== Data supplied ==

· · · · · · ·

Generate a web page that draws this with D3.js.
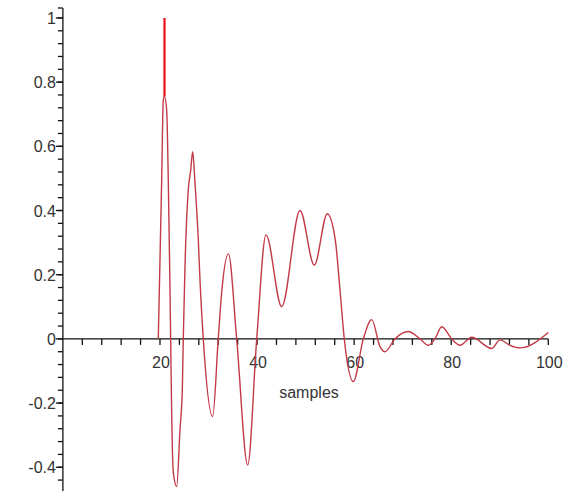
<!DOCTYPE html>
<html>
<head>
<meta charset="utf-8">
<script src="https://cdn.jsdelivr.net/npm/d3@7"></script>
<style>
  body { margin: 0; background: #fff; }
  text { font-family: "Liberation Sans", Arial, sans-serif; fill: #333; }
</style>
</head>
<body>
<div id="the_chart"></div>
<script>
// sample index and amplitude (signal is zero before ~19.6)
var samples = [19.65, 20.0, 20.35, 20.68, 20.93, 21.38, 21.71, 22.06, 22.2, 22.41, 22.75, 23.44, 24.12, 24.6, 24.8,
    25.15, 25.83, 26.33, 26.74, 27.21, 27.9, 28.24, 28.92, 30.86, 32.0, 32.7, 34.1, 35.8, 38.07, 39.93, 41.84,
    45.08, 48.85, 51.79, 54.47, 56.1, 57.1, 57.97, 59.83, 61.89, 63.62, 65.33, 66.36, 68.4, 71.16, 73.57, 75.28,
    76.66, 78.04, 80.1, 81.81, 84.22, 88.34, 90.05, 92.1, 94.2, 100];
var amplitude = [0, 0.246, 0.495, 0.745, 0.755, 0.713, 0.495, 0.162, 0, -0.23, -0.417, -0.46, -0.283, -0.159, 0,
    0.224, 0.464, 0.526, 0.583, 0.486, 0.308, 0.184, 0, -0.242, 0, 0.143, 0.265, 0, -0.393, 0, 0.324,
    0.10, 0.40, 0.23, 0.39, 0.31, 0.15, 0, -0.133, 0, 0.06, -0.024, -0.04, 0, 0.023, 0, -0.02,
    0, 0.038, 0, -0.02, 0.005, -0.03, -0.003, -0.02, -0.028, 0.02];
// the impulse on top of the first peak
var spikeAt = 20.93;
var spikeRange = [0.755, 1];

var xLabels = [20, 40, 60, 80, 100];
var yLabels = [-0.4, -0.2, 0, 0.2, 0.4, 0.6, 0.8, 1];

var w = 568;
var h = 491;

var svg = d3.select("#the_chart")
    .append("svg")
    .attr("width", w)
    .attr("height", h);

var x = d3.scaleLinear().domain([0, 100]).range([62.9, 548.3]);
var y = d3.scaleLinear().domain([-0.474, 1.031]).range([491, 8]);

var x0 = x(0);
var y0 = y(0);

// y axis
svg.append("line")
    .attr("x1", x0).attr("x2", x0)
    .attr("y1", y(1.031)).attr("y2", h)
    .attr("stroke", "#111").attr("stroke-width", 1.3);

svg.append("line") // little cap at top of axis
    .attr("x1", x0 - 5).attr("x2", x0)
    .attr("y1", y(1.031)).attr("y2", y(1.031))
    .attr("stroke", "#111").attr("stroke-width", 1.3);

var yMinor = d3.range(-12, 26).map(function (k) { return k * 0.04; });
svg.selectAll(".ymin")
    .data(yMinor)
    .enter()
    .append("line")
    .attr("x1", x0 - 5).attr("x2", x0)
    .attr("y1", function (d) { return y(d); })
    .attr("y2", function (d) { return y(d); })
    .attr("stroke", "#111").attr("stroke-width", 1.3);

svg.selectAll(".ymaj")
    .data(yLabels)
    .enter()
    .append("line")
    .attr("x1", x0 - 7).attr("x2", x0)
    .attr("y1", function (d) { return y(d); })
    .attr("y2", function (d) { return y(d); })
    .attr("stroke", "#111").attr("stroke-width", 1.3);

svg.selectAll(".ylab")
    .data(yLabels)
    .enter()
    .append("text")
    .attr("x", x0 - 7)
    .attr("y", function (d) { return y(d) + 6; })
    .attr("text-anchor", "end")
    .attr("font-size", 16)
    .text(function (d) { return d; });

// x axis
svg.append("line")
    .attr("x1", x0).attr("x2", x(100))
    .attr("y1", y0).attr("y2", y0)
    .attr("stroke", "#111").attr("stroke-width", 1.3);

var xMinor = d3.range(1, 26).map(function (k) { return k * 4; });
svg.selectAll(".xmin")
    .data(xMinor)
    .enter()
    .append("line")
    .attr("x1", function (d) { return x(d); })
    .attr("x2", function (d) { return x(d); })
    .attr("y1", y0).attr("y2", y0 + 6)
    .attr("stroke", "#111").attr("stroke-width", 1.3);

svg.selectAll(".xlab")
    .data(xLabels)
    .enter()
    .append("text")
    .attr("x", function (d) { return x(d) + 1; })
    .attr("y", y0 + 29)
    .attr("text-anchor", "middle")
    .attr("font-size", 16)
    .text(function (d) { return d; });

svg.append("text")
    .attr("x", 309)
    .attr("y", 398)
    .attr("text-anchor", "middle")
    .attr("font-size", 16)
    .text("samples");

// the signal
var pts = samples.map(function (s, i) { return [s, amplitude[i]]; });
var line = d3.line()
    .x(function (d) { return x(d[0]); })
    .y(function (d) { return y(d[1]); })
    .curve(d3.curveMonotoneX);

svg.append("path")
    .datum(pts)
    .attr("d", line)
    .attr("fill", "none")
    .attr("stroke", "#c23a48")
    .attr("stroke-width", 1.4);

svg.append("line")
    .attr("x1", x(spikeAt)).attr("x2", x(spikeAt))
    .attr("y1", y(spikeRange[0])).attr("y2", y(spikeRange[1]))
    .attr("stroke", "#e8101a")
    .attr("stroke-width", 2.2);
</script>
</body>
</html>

· · · · · · ·

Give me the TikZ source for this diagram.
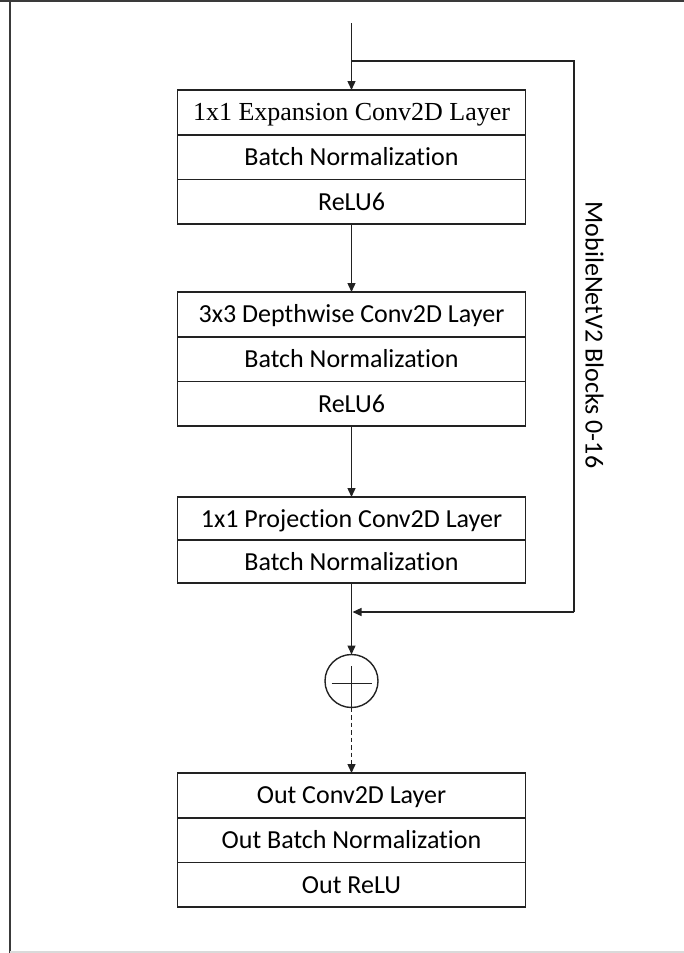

· · · · · · ·

Both the line with "Generate a web" and the line with "var y0 = y(0);" are included: reproduce them and every line between, exactly, with pictures omitted.

== Written response ==
Generate a web page that draws this with D3.js.
<!DOCTYPE html>
<html>
<head>
<meta charset="utf-8">
<script src="https://cdn.jsdelivr.net/npm/d3@7"></script>
<style>
  body { margin: 0; background: #fff; }
  text { font-family: "Liberation Sans", Arial, sans-serif; fill: #333; }
</style>
</head>
<body>
<div id="the_chart"></div>
<script>
// sample index and amplitude (signal is zero before ~19.6)
var samples = [19.65, 20.0, 20.35, 20.68, 20.93, 21.38, 21.71, 22.06, 22.2, 22.41, 22.75, 23.44, 24.12, 24.6, 24.8,
    25.15, 25.83, 26.33, 26.74, 27.21, 27.9, 28.24, 28.92, 30.86, 32.0, 32.7, 34.1, 35.8, 38.07, 39.93, 41.84,
    45.08, 48.85, 51.79, 54.47, 56.1, 57.1, 57.97, 59.83, 61.89, 63.62, 65.33, 66.36, 68.4, 71.16, 73.57, 75.28,
    76.66, 78.04, 80.1, 81.81, 84.22, 88.34, 90.05, 92.1, 94.2, 100];
var amplitude = [0, 0.246, 0.495, 0.745, 0.755, 0.713, 0.495, 0.162, 0, -0.23, -0.417, -0.46, -0.283, -0.159, 0,
    0.224, 0.464, 0.526, 0.583, 0.486, 0.308, 0.184, 0, -0.242, 0, 0.143, 0.265, 0, -0.393, 0, 0.324,
    0.10, 0.40, 0.23, 0.39, 0.31, 0.15, 0, -0.133, 0, 0.06, -0.024, -0.04, 0, 0.023, 0, -0.02,
    0, 0.038, 0, -0.02, 0.005, -0.03, -0.003, -0.02, -0.028, 0.02];
// the impulse on top of the first peak
var spikeAt = 20.93;
var spikeRange = [0.755, 1];

var xLabels = [20, 40, 60, 80, 100];
var yLabels = [-0.4, -0.2, 0, 0.2, 0.4, 0.6, 0.8, 1];

var w = 568;
var h = 491;

var svg = d3.select("#the_chart")
    .append("svg")
    .attr("width", w)
    .attr("height", h);

var x = d3.scaleLinear().domain([0, 100]).range([62.9, 548.3]);
var y = d3.scaleLinear().domain([-0.474, 1.031]).range([491, 8]);

var x0 = x(0);
var y0 = y(0);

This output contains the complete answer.